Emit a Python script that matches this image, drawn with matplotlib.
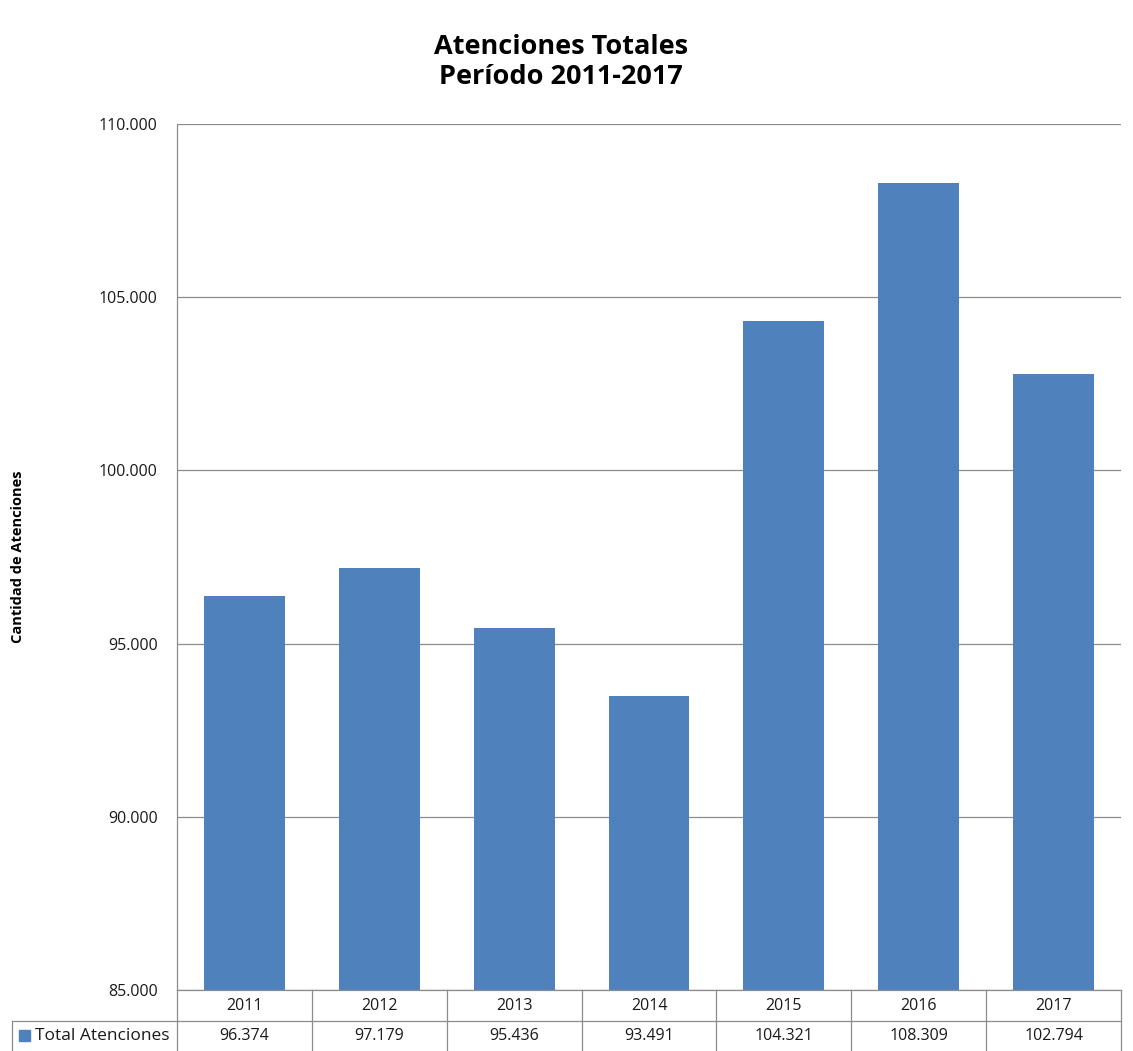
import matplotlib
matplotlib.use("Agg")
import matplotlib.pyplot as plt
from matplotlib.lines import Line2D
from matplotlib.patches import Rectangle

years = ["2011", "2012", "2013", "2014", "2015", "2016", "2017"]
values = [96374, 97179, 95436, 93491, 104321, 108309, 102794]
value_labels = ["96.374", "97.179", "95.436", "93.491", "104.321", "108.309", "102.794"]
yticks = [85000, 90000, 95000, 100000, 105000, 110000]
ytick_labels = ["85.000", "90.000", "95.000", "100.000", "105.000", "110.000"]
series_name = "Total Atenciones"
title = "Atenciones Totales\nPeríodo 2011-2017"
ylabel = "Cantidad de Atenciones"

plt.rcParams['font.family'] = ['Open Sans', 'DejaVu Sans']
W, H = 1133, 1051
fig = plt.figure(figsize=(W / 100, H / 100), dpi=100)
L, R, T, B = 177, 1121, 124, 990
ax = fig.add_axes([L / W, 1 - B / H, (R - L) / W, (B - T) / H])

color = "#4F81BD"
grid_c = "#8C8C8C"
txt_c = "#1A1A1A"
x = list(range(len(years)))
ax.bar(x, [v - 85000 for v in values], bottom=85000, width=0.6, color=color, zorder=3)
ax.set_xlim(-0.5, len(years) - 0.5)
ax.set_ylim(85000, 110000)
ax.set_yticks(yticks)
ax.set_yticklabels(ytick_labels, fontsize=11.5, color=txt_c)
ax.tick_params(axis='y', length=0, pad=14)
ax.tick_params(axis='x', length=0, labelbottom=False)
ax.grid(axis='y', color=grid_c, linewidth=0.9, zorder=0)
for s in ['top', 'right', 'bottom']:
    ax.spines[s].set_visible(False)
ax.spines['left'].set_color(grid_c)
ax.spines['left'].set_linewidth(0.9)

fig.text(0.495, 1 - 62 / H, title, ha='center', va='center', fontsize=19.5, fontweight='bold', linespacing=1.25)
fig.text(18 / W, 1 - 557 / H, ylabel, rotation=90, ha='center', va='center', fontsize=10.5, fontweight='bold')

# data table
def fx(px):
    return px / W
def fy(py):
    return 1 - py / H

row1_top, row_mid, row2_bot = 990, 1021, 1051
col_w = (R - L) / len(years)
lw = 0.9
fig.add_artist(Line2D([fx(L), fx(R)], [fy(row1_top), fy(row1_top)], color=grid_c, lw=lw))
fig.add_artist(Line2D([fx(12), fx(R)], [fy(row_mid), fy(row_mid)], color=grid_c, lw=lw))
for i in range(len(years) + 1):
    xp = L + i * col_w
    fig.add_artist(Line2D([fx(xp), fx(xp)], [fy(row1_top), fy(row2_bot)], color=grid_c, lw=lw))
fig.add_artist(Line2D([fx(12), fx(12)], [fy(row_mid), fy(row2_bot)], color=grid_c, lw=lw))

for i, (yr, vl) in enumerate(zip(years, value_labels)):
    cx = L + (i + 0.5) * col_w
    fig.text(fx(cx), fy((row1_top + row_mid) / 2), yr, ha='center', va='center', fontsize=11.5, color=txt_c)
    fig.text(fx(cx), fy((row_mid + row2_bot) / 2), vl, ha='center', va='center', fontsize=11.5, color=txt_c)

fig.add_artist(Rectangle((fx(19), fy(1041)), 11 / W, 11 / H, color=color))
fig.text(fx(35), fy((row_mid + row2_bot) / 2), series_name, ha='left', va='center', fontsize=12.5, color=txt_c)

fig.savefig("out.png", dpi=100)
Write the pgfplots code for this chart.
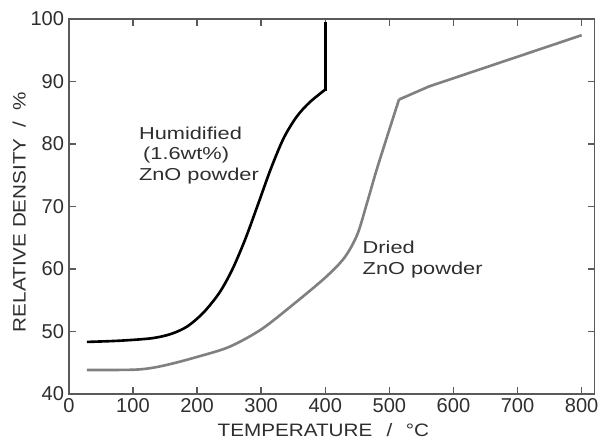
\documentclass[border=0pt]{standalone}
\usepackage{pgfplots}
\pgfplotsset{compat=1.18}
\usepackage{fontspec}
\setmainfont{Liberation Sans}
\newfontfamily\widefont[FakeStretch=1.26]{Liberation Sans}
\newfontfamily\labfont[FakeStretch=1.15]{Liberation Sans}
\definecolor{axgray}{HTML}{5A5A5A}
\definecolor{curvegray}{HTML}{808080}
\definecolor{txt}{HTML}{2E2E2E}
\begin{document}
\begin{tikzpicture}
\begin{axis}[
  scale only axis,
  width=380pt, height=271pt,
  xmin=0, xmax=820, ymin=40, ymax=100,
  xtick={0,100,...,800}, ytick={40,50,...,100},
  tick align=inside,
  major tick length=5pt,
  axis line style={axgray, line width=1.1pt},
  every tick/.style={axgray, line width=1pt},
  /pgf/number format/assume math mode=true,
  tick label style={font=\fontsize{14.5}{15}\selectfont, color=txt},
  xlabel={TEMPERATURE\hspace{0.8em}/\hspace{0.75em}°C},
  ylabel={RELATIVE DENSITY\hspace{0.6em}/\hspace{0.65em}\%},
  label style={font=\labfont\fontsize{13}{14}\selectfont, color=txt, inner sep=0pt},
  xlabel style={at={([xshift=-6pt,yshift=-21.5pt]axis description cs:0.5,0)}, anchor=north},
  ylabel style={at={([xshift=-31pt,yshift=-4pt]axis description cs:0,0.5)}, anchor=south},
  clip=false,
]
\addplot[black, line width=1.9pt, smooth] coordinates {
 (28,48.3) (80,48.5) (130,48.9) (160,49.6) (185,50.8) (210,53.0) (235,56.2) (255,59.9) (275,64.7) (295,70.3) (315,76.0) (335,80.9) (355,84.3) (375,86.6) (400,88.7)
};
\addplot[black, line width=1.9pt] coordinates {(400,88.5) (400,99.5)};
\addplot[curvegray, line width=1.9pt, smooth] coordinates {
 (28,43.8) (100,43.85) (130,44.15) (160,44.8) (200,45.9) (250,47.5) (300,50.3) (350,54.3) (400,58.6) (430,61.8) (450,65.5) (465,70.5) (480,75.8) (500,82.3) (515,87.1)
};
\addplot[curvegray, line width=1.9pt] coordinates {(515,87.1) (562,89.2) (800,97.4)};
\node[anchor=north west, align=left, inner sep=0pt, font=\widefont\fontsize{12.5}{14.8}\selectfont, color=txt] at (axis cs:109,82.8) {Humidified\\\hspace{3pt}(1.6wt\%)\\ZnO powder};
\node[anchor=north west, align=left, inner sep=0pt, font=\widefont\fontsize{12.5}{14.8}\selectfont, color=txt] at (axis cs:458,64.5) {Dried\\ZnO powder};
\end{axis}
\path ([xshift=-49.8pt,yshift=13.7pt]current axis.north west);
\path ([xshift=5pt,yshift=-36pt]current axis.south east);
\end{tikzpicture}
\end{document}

┄┄┄┄┄┄

● **SHORT PROBLEM**
Reproduce the material above in full and without alteration, but skip all pictures.

● **OUTPUT OF THE EXERCISE**
Emit a Python script that matches this image, drawn with matplotlib.
import matplotlib
matplotlib.use("Agg")
import matplotlib.pyplot as plt
from matplotlib.lines import Line2D
from matplotlib.patches import Rectangle

years = ["2011", "2012", "2013", "2014", "2015", "2016", "2017"]
values = [96374, 97179, 95436, 93491, 104321, 108309, 102794]
value_labels = ["96.374", "97.179", "95.436", "93.491", "104.321", "108.309", "102.794"]
yticks = [85000, 90000, 95000, 100000, 105000, 110000]
ytick_labels = ["85.000", "90.000", "95.000", "100.000", "105.000", "110.000"]
series_name = "Total Atenciones"
title = "Atenciones Totales\nPeríodo 2011-2017"
ylabel = "Cantidad de Atenciones"

plt.rcParams['font.family'] = ['Open Sans', 'DejaVu Sans']
W, H = 1133, 1051
fig = plt.figure(figsize=(W / 100, H / 100), dpi=100)
L, R, T, B = 177, 1121, 124, 990
ax = fig.add_axes([L / W, 1 - B / H, (R - L) / W, (B - T) / H])

color = "#4F81BD"
grid_c = "#8C8C8C"
txt_c = "#1A1A1A"
x = list(range(len(years)))
ax.bar(x, [v - 85000 for v in values], bottom=85000, width=0.6, color=color, zorder=3)
ax.set_xlim(-0.5, len(years) - 0.5)
ax.set_ylim(85000, 110000)
ax.set_yticks(yticks)
ax.set_yticklabels(ytick_labels, fontsize=11.5, color=txt_c)
ax.tick_params(axis='y', length=0, pad=14)
ax.tick_params(axis='x', length=0, labelbottom=False)
ax.grid(axis='y', color=grid_c, linewidth=0.9, zorder=0)
for s in ['top', 'right', 'bottom']:
    ax.spines[s].set_visible(False)
ax.spines['left'].set_color(grid_c)
ax.spines['left'].set_linewidth(0.9)

fig.text(0.495, 1 - 62 / H, title, ha='center', va='center', fontsize=19.5, fontweight='bold', linespacing=1.25)
fig.text(18 / W, 1 - 557 / H, ylabel, rotation=90, ha='center', va='center', fontsize=10.5, fontweight='bold')

# data table
def fx(px):
    return px / W
def fy(py):
    return 1 - py / H

row1_top, row_mid, row2_bot = 990, 1021, 1051
col_w = (R - L) / len(years)
lw = 0.9
fig.add_artist(Line2D([fx(L), fx(R)], [fy(row1_top), fy(row1_top)], color=grid_c, lw=lw))
fig.add_artist(Line2D([fx(12), fx(R)], [fy(row_mid), fy(row_mid)], color=grid_c, lw=lw))
for i in range(len(years) + 1):
    xp = L + i * col_w
    fig.add_artist(Line2D([fx(xp), fx(xp)], [fy(row1_top), fy(row2_bot)], color=grid_c, lw=lw))
fig.add_artist(Line2D([fx(12), fx(12)], [fy(row_mid), fy(row2_bot)], color=grid_c, lw=lw))

for i, (yr, vl) in enumerate(zip(years, value_labels)):
    cx = L + (i + 0.5) * col_w
    fig.text(fx(cx), fy((row1_top + row_mid) / 2), yr, ha='center', va='center', fontsize=11.5, color=txt_c)
    fig.text(fx(cx), fy((row_mid + row2_bot) / 2), vl, ha='center', va='center', fontsize=11.5, color=txt_c)

fig.add_artist(Rectangle((fx(19), fy(1041)), 11 / W, 11 / H, color=color))
fig.text(fx(35), fy((row_mid + row2_bot) / 2), series_name, ha='left', va='center', fontsize=12.5, color=txt_c)

fig.savefig("out.png", dpi=100)
Write the pgfplots code for this chart.
\documentclass[border=0pt]{standalone}
\usepackage{pgfplots}
\pgfplotsset{compat=1.18}
\usepackage{fontspec}
\setmainfont{Liberation Sans}
\newfontfamily\widefont[FakeStretch=1.26]{Liberation Sans}
\newfontfamily\labfont[FakeStretch=1.15]{Liberation Sans}
\definecolor{axgray}{HTML}{5A5A5A}
\definecolor{curvegray}{HTML}{808080}
\definecolor{txt}{HTML}{2E2E2E}
\begin{document}
\begin{tikzpicture}
\begin{axis}[
  scale only axis,
  width=380pt, height=271pt,
  xmin=0, xmax=820, ymin=40, ymax=100,
  xtick={0,100,...,800}, ytick={40,50,...,100},
  tick align=inside,
  major tick length=5pt,
  axis line style={axgray, line width=1.1pt},
  every tick/.style={axgray, line width=1pt},
  /pgf/number format/assume math mode=true,
  tick label style={font=\fontsize{14.5}{15}\selectfont, color=txt},
  xlabel={TEMPERATURE\hspace{0.8em}/\hspace{0.75em}°C},
  ylabel={RELATIVE DENSITY\hspace{0.6em}/\hspace{0.65em}\%},
  label style={font=\labfont\fontsize{13}{14}\selectfont, color=txt, inner sep=0pt},
  xlabel style={at={([xshift=-6pt,yshift=-21.5pt]axis description cs:0.5,0)}, anchor=north},
  ylabel style={at={([xshift=-31pt,yshift=-4pt]axis description cs:0,0.5)}, anchor=south},
  clip=false,
]
\addplot[black, line width=1.9pt, smooth] coordinates {
 (28,48.3) (80,48.5) (130,48.9) (160,49.6) (185,50.8) (210,53.0) (235,56.2) (255,59.9) (275,64.7) (295,70.3) (315,76.0) (335,80.9) (355,84.3) (375,86.6) (400,88.7)
};
\addplot[black, line width=1.9pt] coordinates {(400,88.5) (400,99.5)};
\addplot[curvegray, line width=1.9pt, smooth] coordinates {
 (28,43.8) (100,43.85) (130,44.15) (160,44.8) (200,45.9) (250,47.5) (300,50.3) (350,54.3) (400,58.6) (430,61.8) (450,65.5) (465,70.5) (480,75.8) (500,82.3) (515,87.1)
};
\addplot[curvegray, line width=1.9pt] coordinates {(515,87.1) (562,89.2) (800,97.4)};
\node[anchor=north west, align=left, inner sep=0pt, font=\widefont\fontsize{12.5}{14.8}\selectfont, color=txt] at (axis cs:109,82.8) {Humidified\\\hspace{3pt}(1.6wt\%)\\ZnO powder};
\node[anchor=north west, align=left, inner sep=0pt, font=\widefont\fontsize{12.5}{14.8}\selectfont, color=txt] at (axis cs:458,64.5) {Dried\\ZnO powder};
\end{axis}
\path ([xshift=-49.8pt,yshift=13.7pt]current axis.north west);
\path ([xshift=5pt,yshift=-36pt]current axis.south east);
\end{tikzpicture}
\end{document}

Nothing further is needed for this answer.